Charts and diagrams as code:
>> Begin

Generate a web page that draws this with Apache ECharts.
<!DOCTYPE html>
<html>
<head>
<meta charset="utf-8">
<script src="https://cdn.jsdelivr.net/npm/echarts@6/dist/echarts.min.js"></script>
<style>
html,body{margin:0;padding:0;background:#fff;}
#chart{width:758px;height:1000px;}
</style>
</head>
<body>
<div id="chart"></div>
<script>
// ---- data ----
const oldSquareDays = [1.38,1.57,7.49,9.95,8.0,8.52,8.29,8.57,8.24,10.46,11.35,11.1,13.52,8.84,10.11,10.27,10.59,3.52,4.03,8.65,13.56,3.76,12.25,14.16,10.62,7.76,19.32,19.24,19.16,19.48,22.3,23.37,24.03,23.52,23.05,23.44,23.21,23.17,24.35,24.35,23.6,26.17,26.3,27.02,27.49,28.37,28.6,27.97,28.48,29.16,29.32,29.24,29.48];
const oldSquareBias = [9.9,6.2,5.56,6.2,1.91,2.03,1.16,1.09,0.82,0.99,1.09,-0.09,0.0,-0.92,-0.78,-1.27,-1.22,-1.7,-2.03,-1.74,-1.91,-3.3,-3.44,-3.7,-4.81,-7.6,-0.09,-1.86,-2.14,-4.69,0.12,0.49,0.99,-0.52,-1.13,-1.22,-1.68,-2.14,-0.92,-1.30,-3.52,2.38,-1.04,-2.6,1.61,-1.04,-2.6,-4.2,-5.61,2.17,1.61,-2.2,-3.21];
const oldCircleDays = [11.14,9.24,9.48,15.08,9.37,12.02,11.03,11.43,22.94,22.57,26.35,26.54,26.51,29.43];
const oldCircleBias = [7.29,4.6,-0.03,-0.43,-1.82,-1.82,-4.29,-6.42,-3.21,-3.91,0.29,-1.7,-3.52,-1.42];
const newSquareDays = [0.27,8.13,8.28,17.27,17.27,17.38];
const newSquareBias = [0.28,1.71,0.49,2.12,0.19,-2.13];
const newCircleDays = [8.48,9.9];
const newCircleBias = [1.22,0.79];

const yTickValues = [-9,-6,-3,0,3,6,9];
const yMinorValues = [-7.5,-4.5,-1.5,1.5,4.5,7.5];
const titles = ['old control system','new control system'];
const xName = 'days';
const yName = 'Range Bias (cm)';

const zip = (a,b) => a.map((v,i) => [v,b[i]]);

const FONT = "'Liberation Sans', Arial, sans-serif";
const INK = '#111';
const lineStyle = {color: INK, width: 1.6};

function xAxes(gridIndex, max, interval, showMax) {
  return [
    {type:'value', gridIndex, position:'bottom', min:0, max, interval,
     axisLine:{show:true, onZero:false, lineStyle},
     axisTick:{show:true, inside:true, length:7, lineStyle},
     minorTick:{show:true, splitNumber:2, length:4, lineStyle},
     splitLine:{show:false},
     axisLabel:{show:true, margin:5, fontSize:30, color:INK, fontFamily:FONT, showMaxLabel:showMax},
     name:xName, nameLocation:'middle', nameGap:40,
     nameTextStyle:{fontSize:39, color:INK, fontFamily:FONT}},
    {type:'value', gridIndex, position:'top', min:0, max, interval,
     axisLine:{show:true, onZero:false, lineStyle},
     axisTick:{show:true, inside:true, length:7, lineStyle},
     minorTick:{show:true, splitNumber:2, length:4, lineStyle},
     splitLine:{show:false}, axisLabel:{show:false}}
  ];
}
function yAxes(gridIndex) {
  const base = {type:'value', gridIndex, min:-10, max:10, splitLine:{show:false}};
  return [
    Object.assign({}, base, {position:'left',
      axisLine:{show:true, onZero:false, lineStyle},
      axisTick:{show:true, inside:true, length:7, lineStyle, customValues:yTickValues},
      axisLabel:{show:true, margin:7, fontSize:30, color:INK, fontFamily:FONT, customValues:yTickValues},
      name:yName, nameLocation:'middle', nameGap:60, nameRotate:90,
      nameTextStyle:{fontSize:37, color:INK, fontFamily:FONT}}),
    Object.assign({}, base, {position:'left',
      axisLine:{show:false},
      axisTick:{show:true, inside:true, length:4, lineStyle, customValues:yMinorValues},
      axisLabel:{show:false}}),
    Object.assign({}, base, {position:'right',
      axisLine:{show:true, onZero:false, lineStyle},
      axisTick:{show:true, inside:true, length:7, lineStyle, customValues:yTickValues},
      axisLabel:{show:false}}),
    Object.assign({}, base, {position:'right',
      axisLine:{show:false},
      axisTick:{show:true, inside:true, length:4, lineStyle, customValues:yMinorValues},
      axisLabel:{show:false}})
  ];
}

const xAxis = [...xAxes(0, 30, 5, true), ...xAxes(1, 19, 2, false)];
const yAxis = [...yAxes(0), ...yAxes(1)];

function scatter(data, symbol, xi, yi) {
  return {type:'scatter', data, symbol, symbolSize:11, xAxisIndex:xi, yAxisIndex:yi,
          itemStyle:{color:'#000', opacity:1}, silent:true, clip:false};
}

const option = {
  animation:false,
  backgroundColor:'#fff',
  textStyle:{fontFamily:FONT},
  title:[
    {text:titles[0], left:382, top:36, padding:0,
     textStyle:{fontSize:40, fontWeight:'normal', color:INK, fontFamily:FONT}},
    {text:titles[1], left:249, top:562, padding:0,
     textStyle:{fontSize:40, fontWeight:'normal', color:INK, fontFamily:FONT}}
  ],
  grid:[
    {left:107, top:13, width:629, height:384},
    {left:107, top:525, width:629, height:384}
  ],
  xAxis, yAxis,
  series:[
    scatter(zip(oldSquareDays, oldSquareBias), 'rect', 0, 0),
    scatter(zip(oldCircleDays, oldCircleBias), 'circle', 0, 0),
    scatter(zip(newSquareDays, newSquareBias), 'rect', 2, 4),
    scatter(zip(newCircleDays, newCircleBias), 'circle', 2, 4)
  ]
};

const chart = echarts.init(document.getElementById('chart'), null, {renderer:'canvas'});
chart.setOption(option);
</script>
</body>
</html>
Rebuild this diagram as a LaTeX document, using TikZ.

>> End
>> Begin

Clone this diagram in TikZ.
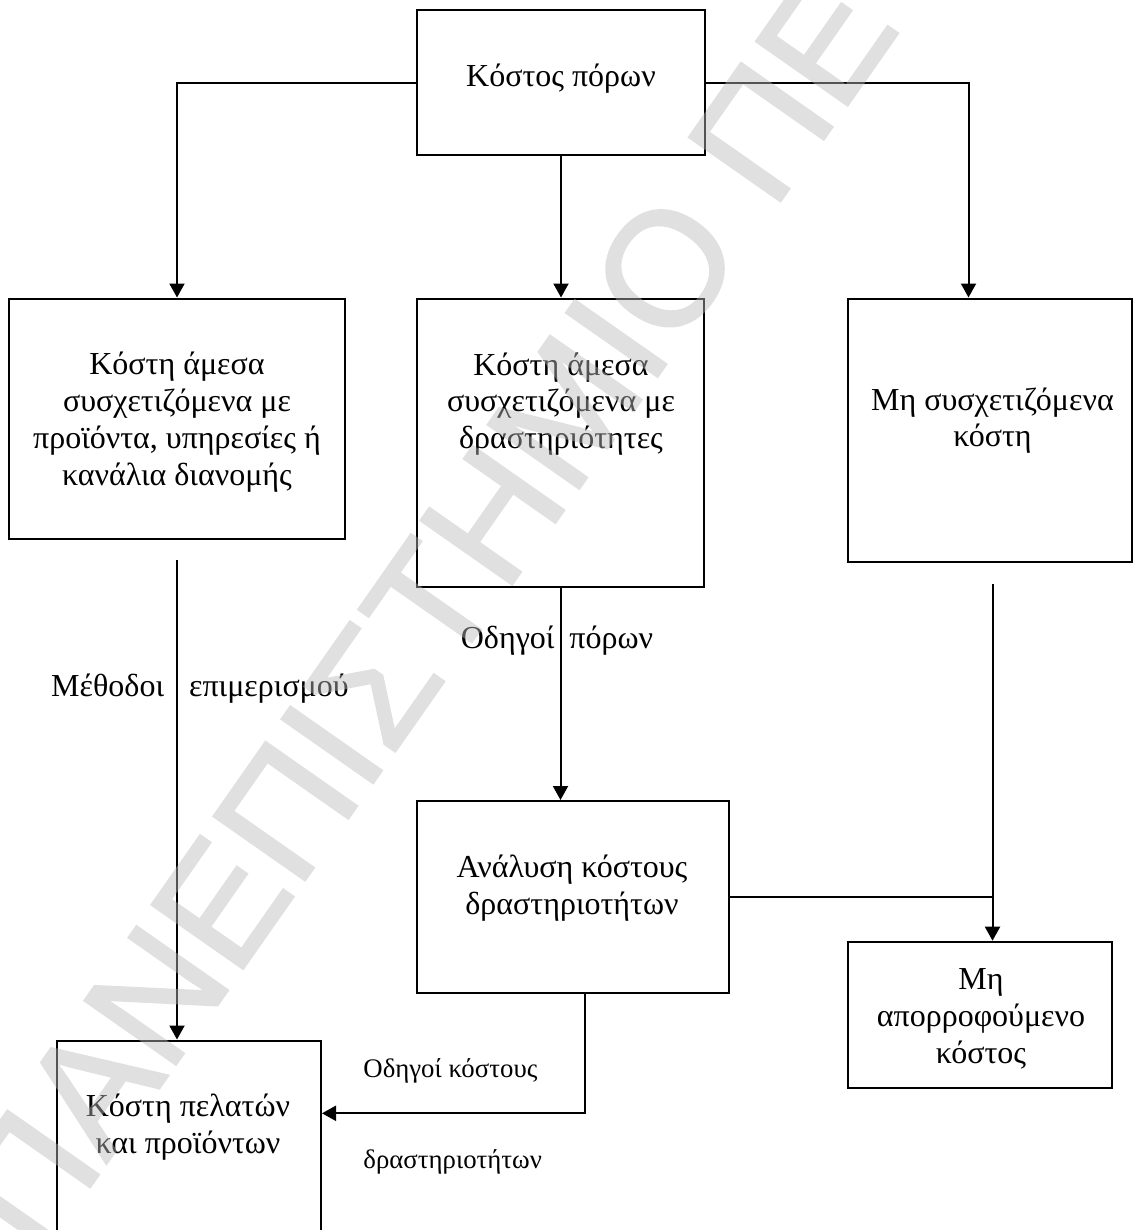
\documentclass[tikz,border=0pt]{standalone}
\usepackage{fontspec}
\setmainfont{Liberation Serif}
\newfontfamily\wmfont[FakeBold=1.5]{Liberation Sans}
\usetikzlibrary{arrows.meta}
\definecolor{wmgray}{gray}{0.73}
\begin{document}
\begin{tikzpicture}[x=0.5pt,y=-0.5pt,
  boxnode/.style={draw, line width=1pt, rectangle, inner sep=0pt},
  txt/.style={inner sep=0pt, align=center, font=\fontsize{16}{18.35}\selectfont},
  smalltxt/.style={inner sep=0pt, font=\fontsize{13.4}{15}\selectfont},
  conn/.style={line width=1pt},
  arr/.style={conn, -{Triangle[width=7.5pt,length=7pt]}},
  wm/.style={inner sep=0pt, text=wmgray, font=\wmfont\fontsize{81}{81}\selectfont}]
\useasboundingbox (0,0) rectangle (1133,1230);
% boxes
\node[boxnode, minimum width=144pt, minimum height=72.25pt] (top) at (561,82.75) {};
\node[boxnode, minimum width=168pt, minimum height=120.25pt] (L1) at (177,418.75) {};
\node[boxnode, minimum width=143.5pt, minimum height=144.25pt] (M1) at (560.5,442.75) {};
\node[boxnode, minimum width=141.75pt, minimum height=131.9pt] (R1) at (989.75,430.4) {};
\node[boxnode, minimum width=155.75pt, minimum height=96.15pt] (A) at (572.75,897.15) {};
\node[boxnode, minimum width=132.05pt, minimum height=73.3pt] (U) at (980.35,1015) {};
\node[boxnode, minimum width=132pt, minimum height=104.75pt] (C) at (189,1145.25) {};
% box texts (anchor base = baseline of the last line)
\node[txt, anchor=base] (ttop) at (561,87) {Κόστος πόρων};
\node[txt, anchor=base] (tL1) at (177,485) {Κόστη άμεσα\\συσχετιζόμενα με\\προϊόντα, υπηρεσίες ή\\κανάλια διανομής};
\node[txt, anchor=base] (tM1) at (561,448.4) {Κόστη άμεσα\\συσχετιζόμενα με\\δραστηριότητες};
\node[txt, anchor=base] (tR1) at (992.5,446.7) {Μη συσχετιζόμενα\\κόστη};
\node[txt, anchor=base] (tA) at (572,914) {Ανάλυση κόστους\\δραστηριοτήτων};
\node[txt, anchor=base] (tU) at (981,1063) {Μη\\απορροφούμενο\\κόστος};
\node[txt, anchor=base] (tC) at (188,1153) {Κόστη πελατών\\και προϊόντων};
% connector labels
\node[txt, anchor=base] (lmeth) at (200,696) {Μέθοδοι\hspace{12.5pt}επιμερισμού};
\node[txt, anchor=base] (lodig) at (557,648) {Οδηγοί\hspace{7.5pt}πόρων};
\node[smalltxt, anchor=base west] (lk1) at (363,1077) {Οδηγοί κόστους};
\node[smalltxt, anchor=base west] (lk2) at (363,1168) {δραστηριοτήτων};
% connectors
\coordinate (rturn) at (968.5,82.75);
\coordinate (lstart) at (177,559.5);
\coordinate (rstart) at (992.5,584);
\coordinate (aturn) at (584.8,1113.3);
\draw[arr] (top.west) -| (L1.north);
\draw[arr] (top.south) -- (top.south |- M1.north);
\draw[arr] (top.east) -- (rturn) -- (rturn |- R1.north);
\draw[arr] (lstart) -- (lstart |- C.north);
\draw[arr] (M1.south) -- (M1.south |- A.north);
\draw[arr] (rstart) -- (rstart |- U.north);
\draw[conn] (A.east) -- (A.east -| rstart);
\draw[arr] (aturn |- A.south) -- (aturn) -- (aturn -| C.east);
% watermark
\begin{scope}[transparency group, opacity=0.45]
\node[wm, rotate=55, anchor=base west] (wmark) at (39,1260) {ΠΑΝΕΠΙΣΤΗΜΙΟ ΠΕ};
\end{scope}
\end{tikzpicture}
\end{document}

>> End

What is needed:
Count the lines in the entries that hold the word "this", and give nothing but the total.

Solution to the problem:
3